● **Brief**:
Take every line from the listing below that contains "this".

** begin Exercise data **

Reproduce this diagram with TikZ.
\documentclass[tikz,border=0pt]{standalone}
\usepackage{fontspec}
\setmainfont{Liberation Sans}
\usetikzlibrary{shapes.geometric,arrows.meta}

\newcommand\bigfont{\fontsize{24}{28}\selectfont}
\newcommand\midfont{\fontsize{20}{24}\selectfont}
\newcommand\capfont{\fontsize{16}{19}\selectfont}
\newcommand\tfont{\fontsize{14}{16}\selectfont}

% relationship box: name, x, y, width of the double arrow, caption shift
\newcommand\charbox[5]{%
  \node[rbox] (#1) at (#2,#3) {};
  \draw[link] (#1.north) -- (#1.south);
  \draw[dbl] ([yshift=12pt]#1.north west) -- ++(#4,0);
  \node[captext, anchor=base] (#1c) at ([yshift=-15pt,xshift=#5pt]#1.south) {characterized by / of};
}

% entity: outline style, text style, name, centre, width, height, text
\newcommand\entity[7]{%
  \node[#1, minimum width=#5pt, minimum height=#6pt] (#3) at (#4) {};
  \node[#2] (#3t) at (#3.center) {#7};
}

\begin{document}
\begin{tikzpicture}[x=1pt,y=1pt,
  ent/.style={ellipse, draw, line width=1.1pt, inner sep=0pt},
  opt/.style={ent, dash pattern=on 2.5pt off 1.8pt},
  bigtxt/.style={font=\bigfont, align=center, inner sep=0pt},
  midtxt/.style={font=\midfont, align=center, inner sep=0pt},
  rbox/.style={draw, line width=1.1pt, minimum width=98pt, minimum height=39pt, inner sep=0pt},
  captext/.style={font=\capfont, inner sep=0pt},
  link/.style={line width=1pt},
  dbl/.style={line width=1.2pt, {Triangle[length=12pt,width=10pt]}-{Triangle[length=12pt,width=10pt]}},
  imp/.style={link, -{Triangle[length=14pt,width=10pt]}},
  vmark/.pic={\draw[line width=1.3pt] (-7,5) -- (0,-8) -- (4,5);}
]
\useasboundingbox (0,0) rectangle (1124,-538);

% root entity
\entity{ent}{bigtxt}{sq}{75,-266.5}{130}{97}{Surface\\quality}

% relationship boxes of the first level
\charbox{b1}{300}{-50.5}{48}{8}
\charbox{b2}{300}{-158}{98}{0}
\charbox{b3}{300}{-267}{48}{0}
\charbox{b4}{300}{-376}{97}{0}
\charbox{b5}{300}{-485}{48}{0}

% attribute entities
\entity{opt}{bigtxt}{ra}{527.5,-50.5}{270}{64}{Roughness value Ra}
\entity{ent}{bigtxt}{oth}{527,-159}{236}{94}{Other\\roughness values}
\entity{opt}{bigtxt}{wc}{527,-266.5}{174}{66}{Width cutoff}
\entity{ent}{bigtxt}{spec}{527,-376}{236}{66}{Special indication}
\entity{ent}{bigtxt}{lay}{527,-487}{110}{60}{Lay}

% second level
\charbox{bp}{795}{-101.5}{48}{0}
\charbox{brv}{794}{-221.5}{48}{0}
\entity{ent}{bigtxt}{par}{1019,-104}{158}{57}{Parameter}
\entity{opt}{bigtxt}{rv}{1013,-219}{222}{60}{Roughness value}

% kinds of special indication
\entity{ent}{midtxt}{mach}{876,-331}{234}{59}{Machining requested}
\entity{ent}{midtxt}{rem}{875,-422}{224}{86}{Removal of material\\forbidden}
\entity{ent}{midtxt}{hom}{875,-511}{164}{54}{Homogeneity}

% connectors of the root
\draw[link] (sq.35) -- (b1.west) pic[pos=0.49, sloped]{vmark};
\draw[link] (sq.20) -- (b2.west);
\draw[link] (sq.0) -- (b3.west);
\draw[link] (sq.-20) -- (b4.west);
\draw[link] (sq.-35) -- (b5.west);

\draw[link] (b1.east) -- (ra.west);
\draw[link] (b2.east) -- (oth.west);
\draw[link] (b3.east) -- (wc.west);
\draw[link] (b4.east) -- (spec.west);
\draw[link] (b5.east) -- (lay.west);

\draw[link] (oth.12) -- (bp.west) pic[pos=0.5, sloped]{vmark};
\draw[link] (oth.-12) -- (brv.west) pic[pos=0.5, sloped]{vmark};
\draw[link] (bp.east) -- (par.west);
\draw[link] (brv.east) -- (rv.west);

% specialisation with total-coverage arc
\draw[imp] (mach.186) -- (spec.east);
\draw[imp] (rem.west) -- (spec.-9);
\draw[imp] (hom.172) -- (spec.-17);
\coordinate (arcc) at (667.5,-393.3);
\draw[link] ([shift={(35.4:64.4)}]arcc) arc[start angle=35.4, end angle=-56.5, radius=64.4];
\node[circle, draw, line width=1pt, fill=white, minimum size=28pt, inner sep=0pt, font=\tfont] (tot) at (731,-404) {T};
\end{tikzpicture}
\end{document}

** end Exercise data **
** begin Exercise data **

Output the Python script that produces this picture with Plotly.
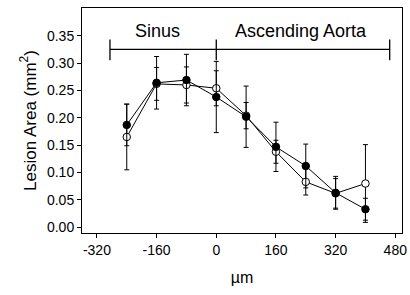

** end Exercise data **

● **Written answer**:
Reproduce this diagram with TikZ.
Output the Python script that produces this picture with Plotly.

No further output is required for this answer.